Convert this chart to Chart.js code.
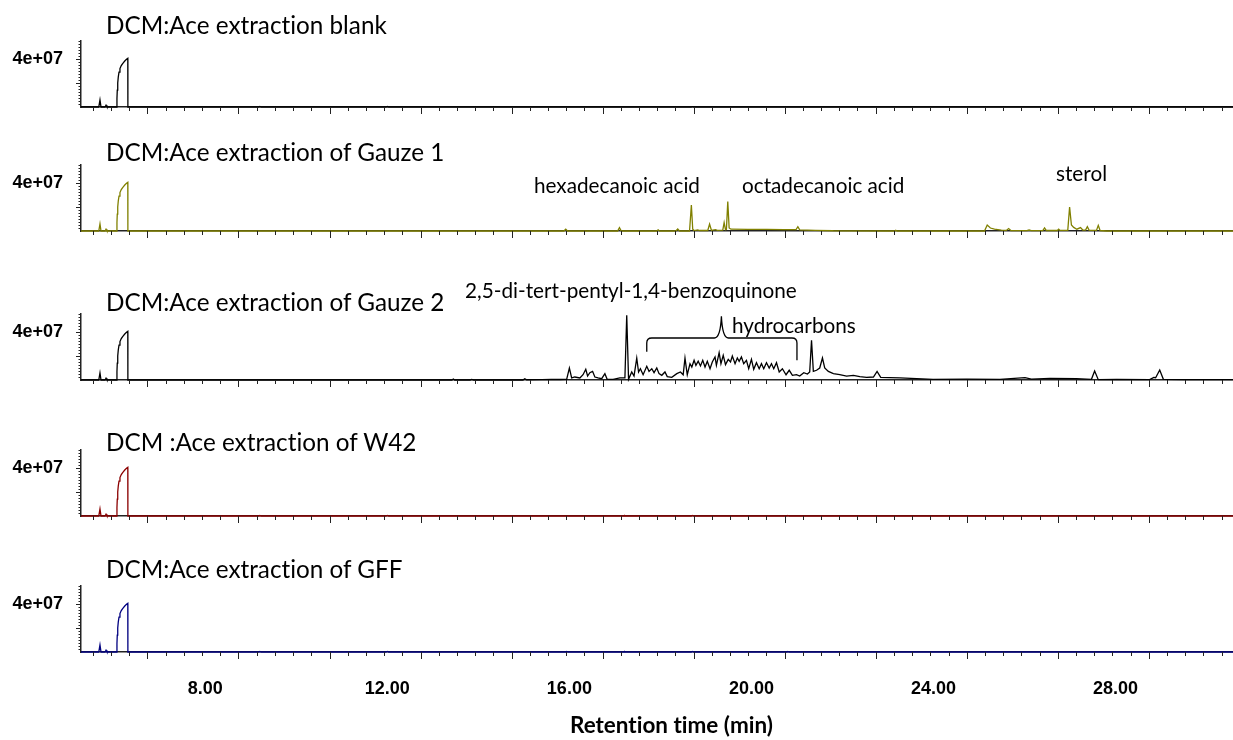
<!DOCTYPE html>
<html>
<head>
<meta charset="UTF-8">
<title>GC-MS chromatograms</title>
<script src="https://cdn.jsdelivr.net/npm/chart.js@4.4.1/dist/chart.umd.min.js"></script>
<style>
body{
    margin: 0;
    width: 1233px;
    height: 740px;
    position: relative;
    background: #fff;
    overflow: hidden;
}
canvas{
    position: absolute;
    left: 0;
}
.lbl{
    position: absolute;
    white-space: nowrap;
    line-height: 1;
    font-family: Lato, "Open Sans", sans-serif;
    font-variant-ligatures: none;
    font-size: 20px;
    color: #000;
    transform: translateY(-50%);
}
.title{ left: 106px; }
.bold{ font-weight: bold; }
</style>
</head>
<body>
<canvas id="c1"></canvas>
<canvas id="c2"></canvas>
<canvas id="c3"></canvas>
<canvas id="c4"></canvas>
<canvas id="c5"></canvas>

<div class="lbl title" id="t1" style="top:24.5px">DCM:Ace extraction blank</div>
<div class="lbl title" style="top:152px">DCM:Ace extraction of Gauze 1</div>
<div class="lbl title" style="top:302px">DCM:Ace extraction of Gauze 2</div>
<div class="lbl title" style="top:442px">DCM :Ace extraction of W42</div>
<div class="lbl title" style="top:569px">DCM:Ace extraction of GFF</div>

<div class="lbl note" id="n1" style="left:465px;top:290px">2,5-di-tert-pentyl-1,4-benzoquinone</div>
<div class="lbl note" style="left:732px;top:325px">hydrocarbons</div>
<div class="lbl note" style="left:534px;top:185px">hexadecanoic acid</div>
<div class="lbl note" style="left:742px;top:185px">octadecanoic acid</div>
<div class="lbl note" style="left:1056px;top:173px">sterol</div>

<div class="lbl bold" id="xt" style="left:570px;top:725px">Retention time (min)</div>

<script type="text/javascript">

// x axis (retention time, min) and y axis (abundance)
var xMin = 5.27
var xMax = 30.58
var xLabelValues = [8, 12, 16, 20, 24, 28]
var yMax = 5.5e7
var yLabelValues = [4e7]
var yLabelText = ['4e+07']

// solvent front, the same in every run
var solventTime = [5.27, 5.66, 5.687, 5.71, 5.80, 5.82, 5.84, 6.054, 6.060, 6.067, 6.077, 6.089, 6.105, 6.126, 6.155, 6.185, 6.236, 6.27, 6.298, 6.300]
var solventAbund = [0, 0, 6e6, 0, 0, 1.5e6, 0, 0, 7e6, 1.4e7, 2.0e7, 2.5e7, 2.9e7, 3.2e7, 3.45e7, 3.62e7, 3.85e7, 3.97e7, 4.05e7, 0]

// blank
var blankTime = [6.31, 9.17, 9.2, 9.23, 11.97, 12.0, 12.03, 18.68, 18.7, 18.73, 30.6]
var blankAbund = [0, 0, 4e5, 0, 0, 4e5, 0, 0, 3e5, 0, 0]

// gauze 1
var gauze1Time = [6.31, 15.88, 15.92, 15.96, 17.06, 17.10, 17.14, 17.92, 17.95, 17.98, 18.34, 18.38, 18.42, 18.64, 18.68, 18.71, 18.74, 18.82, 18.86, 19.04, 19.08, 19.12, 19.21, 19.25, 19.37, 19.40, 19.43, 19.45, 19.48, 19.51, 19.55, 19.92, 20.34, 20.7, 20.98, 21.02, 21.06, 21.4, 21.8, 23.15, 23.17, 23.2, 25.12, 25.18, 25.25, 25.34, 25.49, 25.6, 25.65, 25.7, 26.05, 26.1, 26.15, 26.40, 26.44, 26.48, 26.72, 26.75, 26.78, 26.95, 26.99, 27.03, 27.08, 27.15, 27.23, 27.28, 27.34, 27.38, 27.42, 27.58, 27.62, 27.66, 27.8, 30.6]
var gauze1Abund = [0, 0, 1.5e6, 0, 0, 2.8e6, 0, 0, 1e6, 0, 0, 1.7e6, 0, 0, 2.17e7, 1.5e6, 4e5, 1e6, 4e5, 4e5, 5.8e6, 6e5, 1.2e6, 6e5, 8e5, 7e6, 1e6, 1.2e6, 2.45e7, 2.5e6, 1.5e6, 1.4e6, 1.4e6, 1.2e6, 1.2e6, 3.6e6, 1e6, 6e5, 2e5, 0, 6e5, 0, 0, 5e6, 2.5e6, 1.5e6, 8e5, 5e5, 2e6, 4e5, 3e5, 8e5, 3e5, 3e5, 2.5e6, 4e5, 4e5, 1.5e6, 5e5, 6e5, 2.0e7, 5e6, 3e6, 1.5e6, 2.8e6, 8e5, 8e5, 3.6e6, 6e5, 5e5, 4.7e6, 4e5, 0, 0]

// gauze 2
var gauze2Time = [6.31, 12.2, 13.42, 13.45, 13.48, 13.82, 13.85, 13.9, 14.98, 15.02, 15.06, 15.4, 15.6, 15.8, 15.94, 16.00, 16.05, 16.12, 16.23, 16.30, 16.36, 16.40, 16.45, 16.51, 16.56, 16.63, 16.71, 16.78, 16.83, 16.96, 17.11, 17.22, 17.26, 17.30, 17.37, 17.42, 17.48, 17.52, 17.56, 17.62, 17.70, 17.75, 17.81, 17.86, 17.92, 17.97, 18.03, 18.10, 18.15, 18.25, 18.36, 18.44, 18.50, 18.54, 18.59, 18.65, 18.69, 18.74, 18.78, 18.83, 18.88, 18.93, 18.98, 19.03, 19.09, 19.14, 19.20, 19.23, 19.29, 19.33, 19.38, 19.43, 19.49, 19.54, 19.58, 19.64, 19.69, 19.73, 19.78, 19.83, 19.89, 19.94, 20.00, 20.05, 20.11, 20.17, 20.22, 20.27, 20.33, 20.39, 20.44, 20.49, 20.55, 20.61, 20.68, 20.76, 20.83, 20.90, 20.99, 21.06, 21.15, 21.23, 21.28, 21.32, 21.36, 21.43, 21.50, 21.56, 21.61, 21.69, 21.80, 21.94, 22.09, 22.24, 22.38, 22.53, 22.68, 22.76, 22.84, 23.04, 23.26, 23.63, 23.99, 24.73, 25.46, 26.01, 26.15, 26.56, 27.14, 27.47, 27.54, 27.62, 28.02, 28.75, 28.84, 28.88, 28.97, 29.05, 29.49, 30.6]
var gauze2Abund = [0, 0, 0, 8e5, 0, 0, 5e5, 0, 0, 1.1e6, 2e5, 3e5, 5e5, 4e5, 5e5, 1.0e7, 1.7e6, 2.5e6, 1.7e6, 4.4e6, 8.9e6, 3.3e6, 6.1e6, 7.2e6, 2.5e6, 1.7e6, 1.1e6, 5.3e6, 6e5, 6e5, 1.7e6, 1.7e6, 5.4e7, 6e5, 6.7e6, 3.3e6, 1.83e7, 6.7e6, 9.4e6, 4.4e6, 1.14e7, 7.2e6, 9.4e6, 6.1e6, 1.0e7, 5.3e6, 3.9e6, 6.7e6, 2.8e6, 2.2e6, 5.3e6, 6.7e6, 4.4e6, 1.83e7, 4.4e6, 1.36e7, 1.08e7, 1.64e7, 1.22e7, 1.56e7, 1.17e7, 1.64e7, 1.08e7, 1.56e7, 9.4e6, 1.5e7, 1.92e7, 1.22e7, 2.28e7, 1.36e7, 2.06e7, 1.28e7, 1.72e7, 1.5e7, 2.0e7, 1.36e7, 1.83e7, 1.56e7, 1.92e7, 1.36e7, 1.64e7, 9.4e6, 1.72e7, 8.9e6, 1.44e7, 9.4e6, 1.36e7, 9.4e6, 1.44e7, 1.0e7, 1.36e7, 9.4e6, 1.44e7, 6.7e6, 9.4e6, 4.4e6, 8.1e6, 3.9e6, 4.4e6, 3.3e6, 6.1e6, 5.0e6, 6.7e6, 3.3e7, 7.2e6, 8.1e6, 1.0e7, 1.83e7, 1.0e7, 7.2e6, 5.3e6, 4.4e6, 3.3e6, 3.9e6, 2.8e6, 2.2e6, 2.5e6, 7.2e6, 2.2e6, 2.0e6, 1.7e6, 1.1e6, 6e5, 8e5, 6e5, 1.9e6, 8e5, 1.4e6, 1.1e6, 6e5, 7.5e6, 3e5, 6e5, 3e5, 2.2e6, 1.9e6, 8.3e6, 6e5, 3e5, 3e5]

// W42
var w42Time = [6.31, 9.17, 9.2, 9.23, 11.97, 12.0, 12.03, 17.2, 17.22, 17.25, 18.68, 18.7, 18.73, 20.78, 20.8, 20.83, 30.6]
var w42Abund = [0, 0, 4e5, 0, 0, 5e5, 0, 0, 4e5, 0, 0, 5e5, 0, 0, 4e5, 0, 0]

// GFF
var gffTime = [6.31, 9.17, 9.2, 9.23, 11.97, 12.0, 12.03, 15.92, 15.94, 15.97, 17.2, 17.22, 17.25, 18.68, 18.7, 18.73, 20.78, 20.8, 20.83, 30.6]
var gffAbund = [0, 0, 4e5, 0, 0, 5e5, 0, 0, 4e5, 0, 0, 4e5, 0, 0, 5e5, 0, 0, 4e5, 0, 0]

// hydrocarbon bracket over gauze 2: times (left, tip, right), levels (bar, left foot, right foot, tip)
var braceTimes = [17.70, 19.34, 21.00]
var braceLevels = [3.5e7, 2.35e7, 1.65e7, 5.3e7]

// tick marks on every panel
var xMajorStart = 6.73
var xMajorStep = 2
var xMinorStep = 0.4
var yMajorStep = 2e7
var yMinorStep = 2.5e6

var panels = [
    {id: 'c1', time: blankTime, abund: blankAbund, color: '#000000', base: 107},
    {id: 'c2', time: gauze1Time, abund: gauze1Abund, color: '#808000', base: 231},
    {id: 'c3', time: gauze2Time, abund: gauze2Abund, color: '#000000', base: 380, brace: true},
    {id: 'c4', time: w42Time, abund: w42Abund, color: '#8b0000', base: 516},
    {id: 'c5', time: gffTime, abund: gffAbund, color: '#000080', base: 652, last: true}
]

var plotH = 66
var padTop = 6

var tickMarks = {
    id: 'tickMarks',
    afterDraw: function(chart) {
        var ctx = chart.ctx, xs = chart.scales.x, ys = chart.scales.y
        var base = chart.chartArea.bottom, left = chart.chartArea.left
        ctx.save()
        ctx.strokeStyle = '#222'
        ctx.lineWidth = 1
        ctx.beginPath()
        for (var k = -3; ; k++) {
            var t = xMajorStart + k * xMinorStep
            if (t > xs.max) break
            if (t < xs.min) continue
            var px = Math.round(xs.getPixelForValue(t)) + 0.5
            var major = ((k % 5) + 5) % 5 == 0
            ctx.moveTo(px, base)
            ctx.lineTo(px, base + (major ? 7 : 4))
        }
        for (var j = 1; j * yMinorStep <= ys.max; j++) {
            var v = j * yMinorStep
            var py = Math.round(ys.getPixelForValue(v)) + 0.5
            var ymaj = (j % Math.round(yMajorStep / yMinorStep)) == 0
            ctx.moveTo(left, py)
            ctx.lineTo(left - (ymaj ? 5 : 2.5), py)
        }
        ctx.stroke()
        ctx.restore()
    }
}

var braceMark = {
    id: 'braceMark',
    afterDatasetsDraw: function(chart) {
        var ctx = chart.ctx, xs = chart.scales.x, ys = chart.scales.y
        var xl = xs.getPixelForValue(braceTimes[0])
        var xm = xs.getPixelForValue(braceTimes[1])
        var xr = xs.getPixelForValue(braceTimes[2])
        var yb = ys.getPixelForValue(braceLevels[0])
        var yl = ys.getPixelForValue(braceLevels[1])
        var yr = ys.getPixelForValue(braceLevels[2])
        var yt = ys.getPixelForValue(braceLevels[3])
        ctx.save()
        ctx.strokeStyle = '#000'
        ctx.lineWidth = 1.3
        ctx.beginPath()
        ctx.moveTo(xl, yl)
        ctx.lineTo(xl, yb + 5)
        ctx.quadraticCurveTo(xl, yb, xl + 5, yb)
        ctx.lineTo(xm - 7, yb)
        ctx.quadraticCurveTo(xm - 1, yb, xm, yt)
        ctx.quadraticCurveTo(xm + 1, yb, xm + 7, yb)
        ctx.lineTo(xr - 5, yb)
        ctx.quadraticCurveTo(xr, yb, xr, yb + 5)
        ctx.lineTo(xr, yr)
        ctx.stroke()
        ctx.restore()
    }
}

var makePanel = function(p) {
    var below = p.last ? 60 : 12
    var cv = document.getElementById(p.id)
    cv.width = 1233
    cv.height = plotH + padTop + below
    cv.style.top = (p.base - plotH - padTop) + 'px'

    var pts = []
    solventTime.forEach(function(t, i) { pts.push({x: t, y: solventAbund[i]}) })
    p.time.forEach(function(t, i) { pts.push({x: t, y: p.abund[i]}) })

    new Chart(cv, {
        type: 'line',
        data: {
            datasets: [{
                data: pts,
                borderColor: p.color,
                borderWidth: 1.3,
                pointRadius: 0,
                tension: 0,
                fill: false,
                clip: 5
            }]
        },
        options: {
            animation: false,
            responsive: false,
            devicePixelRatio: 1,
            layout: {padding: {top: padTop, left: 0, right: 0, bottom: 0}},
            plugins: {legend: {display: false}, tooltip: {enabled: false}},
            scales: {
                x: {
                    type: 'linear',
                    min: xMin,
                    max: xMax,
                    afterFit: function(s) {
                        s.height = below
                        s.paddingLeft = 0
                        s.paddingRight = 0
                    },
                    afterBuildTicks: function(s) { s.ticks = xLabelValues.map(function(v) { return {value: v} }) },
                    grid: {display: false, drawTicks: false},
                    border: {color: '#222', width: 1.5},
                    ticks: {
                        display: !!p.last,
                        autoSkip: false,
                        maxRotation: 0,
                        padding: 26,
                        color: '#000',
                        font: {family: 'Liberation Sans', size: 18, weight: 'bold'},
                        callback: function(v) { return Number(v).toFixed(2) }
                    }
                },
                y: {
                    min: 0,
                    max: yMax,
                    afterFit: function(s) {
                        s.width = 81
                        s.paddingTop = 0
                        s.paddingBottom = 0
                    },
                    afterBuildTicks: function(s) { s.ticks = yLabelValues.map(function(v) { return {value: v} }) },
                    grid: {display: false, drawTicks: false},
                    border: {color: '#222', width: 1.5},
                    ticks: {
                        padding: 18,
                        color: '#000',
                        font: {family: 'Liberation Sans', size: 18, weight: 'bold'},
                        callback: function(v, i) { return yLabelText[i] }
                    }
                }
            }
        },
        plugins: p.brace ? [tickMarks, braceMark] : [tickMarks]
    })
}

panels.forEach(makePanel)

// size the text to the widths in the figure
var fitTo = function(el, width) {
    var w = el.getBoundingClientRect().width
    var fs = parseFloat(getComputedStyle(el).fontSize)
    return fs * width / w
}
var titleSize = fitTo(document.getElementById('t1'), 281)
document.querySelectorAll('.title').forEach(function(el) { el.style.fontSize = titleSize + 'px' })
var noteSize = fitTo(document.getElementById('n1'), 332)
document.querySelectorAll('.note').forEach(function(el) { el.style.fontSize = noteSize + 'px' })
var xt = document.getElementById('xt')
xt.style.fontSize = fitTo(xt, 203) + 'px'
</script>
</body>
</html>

* * * * * * * * *

● **REQUIREMENTS**: Write out again, exactly, the lines from the start of the listing up to the line containing "3.97e7, 4.05e7, 0]", with both ends and without pictures.

● **SOLUTION TO THIS EXERCISE**:
Convert this chart to Chart.js code.
<!DOCTYPE html>
<html>
<head>
<meta charset="UTF-8">
<title>GC-MS chromatograms</title>
<script src="https://cdn.jsdelivr.net/npm/chart.js@4.4.1/dist/chart.umd.min.js"></script>
<style>
body{
    margin: 0;
    width: 1233px;
    height: 740px;
    position: relative;
    background: #fff;
    overflow: hidden;
}
canvas{
    position: absolute;
    left: 0;
}
.lbl{
    position: absolute;
    white-space: nowrap;
    line-height: 1;
    font-family: Lato, "Open Sans", sans-serif;
    font-variant-ligatures: none;
    font-size: 20px;
    color: #000;
    transform: translateY(-50%);
}
.title{ left: 106px; }
.bold{ font-weight: bold; }
</style>
</head>
<body>
<canvas id="c1"></canvas>
<canvas id="c2"></canvas>
<canvas id="c3"></canvas>
<canvas id="c4"></canvas>
<canvas id="c5"></canvas>

<div class="lbl title" id="t1" style="top:24.5px">DCM:Ace extraction blank</div>
<div class="lbl title" style="top:152px">DCM:Ace extraction of Gauze 1</div>
<div class="lbl title" style="top:302px">DCM:Ace extraction of Gauze 2</div>
<div class="lbl title" style="top:442px">DCM :Ace extraction of W42</div>
<div class="lbl title" style="top:569px">DCM:Ace extraction of GFF</div>

<div class="lbl note" id="n1" style="left:465px;top:290px">2,5-di-tert-pentyl-1,4-benzoquinone</div>
<div class="lbl note" style="left:732px;top:325px">hydrocarbons</div>
<div class="lbl note" style="left:534px;top:185px">hexadecanoic acid</div>
<div class="lbl note" style="left:742px;top:185px">octadecanoic acid</div>
<div class="lbl note" style="left:1056px;top:173px">sterol</div>

<div class="lbl bold" id="xt" style="left:570px;top:725px">Retention time (min)</div>

<script type="text/javascript">

// x axis (retention time, min) and y axis (abundance)
var xMin = 5.27
var xMax = 30.58
var xLabelValues = [8, 12, 16, 20, 24, 28]
var yMax = 5.5e7
var yLabelValues = [4e7]
var yLabelText = ['4e+07']

// solvent front, the same in every run
var solventTime = [5.27, 5.66, 5.687, 5.71, 5.80, 5.82, 5.84, 6.054, 6.060, 6.067, 6.077, 6.089, 6.105, 6.126, 6.155, 6.185, 6.236, 6.27, 6.298, 6.300]
var solventAbund = [0, 0, 6e6, 0, 0, 1.5e6, 0, 0, 7e6, 1.4e7, 2.0e7, 2.5e7, 2.9e7, 3.2e7, 3.45e7, 3.62e7, 3.85e7, 3.97e7, 4.05e7, 0]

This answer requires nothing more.